### Do this:
Gather, from the data below, each line in which the word "Output" occurs.

* * * * * * * * *

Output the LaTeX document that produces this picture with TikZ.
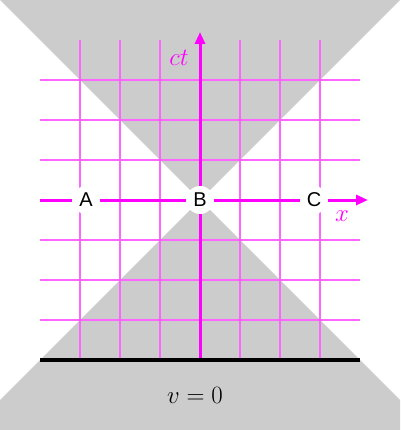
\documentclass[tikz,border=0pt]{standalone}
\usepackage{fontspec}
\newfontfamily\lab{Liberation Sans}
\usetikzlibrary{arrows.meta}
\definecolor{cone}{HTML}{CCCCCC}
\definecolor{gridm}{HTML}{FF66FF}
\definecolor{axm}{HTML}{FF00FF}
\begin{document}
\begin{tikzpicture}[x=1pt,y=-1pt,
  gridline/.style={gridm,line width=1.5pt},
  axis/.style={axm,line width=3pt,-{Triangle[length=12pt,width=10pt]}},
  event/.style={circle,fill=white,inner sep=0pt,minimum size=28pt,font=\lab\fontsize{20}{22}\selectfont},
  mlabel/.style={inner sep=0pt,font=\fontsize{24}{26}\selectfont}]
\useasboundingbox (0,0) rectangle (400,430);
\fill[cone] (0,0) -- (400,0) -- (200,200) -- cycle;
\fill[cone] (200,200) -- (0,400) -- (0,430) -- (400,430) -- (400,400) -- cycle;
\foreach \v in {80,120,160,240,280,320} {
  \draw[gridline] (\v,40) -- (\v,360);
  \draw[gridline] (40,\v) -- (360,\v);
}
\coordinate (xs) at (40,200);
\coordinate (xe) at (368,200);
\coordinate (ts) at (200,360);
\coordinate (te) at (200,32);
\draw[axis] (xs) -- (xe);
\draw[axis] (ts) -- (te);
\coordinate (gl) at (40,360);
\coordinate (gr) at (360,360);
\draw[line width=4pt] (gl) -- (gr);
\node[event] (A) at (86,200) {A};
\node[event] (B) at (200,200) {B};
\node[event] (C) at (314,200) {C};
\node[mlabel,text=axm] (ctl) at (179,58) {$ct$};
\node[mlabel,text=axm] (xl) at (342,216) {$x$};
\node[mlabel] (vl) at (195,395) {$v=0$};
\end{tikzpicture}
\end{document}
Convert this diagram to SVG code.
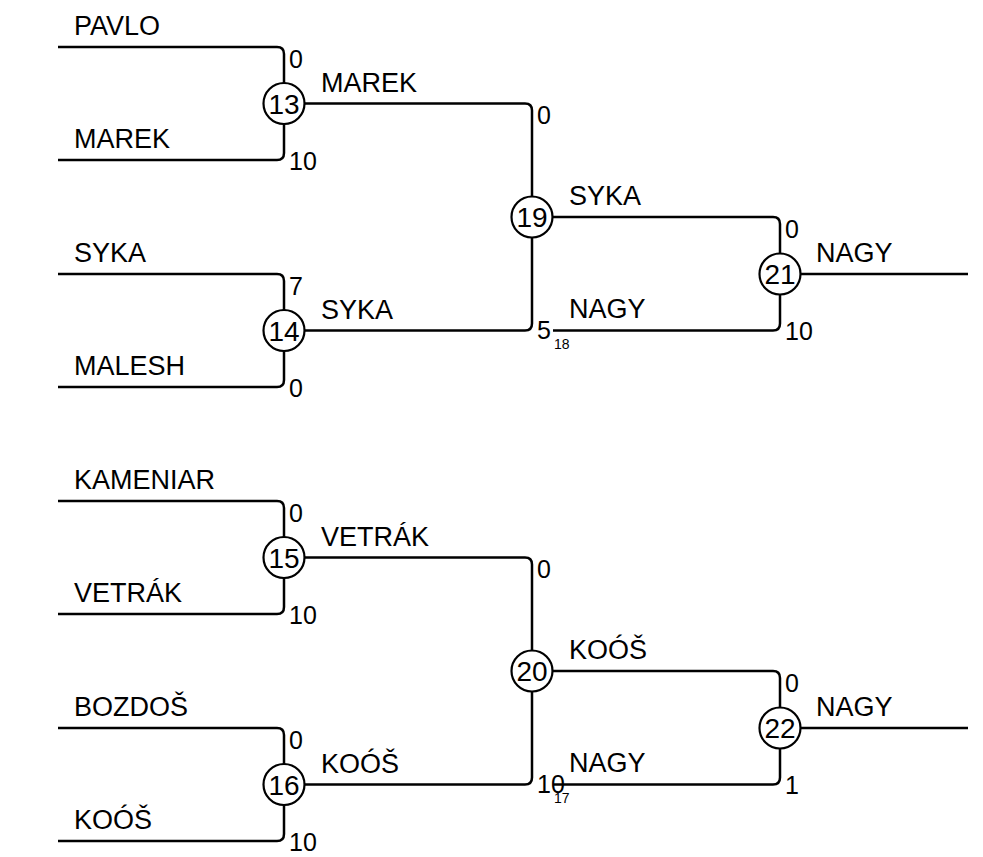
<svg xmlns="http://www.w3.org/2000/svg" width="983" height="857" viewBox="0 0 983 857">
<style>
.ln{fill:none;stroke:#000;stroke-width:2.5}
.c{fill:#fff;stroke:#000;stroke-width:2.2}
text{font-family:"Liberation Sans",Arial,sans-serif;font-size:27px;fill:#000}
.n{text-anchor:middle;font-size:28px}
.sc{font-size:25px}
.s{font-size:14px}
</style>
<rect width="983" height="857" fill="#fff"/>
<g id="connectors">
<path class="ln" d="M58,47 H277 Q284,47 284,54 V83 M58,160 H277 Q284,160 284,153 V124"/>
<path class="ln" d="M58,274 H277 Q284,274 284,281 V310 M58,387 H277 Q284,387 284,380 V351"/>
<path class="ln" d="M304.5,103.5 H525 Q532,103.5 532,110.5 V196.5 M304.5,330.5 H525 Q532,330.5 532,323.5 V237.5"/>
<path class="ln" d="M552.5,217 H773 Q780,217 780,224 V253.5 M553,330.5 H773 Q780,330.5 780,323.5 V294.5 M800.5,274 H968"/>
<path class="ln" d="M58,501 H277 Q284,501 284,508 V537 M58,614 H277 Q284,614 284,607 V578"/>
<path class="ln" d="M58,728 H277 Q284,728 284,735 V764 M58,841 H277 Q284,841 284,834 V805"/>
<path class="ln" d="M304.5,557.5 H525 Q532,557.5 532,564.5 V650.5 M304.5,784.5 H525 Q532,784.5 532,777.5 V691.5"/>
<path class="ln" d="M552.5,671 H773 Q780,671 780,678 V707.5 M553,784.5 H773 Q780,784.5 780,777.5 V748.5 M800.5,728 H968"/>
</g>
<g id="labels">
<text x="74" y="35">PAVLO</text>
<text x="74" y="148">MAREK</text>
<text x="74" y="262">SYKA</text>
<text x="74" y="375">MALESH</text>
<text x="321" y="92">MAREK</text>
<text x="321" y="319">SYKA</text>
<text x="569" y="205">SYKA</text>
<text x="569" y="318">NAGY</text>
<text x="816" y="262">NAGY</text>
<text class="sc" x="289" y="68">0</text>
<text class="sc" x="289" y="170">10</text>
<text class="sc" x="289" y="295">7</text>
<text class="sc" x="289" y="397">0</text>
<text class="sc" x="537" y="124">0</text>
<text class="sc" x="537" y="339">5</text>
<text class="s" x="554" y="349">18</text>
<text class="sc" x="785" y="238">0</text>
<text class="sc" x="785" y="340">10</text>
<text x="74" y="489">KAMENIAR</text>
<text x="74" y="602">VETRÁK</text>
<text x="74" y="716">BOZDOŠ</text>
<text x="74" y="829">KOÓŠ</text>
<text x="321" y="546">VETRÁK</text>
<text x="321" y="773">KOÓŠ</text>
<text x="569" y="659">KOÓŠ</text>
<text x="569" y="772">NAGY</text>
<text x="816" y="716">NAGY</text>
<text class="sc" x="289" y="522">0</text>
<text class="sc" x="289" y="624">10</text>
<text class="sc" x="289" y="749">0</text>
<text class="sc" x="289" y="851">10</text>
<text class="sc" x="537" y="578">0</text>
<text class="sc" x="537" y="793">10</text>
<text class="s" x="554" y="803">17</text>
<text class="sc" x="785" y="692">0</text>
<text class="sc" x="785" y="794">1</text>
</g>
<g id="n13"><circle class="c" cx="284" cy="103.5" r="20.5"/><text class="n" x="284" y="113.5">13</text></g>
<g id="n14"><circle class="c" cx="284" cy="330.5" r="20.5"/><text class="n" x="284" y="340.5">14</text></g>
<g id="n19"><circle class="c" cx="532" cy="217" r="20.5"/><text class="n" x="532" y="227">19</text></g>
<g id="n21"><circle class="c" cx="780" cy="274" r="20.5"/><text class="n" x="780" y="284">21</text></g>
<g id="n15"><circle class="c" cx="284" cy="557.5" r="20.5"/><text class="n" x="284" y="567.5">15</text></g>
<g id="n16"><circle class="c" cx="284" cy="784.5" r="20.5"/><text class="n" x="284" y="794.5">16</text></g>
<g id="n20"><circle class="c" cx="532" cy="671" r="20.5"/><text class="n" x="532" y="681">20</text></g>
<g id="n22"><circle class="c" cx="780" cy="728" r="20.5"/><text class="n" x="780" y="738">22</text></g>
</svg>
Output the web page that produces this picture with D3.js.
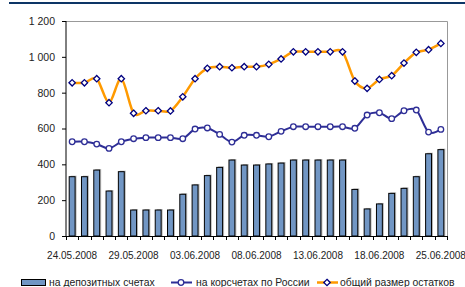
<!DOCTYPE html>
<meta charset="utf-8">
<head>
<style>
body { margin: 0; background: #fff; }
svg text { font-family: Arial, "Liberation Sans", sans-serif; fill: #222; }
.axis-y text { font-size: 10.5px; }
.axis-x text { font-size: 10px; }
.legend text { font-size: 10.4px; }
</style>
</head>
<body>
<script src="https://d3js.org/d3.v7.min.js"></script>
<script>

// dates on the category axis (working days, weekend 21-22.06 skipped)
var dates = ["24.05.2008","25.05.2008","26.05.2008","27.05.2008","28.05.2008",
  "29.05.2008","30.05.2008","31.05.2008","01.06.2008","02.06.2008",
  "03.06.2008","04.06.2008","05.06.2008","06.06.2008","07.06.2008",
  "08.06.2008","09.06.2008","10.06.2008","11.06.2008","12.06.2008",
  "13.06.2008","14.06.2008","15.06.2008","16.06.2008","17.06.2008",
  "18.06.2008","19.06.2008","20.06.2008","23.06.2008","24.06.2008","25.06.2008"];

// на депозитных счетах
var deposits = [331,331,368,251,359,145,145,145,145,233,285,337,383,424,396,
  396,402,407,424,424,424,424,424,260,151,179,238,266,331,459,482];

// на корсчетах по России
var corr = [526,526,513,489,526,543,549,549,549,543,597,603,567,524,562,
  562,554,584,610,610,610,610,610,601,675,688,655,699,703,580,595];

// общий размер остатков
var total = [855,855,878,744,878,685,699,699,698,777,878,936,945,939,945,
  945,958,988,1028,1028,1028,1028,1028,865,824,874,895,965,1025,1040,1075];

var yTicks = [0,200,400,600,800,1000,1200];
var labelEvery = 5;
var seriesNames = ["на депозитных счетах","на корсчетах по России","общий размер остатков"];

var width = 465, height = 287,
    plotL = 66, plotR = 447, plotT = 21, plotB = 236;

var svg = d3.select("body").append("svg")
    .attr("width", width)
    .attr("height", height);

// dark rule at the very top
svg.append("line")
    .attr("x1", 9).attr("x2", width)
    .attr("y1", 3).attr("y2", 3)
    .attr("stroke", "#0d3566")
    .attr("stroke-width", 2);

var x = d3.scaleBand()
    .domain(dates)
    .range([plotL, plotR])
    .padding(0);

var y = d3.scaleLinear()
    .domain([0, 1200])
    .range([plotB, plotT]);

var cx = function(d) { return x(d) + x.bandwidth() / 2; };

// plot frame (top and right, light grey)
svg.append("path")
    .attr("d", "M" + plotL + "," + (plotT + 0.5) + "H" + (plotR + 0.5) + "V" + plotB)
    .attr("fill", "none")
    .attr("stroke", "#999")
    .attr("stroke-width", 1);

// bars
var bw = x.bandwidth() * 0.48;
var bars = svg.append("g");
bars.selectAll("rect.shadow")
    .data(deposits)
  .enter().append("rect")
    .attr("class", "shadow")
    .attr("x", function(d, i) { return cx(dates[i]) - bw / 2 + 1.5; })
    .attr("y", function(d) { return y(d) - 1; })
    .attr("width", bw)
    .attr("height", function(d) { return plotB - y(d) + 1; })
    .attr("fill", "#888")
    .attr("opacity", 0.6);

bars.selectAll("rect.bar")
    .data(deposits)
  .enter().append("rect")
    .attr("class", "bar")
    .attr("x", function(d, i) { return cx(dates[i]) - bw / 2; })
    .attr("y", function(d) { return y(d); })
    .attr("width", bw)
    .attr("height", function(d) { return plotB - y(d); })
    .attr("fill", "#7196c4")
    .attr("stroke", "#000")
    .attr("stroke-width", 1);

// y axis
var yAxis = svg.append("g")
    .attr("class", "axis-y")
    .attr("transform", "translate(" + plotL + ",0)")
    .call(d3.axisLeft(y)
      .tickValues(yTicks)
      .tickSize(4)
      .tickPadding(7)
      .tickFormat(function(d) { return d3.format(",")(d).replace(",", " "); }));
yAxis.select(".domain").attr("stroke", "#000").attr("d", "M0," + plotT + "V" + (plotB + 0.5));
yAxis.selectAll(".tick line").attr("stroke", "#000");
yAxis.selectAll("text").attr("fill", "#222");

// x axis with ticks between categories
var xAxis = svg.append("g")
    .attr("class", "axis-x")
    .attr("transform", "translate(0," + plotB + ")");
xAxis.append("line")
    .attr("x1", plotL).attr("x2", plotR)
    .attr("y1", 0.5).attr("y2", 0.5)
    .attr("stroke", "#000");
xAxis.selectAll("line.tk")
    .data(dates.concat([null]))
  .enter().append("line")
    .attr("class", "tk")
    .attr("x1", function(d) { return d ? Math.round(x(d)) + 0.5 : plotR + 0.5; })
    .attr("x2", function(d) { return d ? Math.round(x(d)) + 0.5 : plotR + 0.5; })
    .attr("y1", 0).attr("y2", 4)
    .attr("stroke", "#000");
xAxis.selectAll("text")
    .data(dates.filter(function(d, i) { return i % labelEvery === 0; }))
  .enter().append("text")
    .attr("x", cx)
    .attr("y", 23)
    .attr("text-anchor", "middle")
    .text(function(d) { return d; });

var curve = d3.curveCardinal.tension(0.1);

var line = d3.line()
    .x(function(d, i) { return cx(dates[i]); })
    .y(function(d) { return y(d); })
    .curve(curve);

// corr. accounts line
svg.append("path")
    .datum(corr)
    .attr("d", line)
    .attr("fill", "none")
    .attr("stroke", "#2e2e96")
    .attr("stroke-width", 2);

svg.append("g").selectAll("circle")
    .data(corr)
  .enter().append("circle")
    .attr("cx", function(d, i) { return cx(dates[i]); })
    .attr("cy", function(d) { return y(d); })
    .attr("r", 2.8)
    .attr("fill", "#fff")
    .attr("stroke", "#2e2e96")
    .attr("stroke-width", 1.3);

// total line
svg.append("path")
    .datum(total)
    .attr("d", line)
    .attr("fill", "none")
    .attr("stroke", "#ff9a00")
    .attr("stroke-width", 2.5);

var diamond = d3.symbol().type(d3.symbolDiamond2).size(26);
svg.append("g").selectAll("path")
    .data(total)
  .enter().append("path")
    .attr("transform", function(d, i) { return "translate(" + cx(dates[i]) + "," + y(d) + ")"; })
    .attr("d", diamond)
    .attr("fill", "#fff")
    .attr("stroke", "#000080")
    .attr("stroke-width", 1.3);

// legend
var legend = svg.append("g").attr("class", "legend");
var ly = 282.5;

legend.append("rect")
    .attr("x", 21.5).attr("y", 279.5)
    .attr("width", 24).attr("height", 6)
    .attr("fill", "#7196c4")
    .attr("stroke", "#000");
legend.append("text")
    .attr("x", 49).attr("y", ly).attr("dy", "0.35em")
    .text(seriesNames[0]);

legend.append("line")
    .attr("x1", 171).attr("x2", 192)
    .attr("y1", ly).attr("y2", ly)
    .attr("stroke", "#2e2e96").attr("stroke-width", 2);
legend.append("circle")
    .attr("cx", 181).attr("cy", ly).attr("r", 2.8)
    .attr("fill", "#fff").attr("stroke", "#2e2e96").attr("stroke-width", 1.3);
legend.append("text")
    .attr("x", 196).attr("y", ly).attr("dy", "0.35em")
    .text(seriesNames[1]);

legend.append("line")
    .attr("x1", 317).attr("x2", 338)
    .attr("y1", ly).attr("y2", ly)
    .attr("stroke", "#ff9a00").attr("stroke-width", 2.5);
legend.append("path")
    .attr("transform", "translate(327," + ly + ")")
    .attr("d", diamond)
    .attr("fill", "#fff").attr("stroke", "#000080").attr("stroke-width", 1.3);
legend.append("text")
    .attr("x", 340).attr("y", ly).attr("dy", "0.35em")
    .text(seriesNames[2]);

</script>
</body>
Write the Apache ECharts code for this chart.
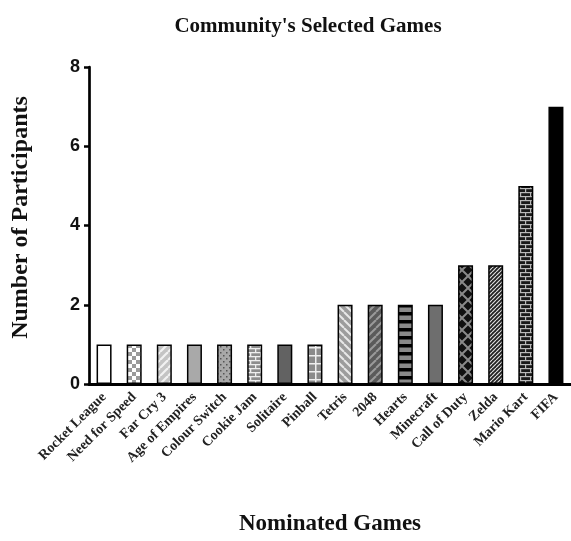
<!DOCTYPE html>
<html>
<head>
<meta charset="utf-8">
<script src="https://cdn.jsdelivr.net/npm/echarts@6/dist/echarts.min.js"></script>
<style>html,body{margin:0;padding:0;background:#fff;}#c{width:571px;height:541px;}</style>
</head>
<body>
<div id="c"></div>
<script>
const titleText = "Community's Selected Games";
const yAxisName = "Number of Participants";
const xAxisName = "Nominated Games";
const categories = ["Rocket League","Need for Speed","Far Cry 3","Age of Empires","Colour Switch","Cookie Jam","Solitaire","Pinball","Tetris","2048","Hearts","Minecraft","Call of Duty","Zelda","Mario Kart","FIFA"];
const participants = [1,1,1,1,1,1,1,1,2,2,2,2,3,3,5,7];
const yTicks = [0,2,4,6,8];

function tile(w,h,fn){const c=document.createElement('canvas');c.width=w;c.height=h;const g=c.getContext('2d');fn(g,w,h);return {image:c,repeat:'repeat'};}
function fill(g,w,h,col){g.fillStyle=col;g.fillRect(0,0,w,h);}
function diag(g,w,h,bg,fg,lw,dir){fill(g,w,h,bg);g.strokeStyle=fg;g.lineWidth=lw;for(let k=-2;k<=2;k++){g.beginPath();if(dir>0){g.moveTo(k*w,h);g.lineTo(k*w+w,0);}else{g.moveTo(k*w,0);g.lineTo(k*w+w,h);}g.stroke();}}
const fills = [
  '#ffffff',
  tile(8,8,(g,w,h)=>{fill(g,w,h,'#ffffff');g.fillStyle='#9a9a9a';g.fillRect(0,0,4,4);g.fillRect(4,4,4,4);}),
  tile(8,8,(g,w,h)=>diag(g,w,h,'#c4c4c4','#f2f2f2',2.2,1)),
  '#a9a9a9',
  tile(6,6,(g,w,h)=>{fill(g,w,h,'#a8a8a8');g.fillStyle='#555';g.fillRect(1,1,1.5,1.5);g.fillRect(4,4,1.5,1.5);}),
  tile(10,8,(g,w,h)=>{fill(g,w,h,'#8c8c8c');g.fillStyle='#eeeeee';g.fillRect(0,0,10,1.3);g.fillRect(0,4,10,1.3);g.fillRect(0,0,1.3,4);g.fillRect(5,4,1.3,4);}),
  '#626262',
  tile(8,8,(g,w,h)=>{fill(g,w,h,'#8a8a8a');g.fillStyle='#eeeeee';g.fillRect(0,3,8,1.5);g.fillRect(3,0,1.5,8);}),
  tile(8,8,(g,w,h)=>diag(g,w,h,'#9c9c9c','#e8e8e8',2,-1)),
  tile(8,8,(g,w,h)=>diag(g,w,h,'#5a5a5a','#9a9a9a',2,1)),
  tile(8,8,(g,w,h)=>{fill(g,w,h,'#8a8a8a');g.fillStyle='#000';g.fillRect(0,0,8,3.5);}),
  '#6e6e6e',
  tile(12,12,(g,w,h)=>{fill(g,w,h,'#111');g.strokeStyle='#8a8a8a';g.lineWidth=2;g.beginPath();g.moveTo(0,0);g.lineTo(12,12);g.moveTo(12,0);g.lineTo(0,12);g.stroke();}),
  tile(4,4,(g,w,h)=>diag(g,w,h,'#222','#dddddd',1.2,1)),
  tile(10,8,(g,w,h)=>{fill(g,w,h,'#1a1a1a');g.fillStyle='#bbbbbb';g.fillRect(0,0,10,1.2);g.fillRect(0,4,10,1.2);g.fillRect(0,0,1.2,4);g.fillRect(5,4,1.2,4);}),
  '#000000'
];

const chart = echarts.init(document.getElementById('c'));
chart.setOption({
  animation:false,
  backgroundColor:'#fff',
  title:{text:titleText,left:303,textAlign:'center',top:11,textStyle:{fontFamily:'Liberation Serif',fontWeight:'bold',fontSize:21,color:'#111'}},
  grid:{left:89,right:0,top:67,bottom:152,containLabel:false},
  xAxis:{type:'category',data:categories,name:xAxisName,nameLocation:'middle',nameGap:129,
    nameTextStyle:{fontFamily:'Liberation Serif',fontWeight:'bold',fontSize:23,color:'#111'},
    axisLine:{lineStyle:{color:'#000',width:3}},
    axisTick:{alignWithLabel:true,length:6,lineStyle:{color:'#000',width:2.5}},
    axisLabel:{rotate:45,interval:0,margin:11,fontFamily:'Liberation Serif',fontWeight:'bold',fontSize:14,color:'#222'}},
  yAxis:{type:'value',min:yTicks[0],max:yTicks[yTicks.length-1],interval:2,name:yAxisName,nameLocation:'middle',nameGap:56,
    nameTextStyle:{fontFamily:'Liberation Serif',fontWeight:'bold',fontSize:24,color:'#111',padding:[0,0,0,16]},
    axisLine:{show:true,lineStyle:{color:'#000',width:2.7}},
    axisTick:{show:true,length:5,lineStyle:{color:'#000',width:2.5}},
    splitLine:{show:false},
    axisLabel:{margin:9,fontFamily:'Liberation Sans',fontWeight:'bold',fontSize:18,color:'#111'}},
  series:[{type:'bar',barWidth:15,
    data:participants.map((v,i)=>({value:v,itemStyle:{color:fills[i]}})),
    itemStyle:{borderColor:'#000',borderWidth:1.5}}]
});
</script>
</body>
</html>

* * * * * * * * *

### Expected answer:
Output the LaTeX document that produces this picture with TikZ.
Output the web page that produces this picture with D3.js.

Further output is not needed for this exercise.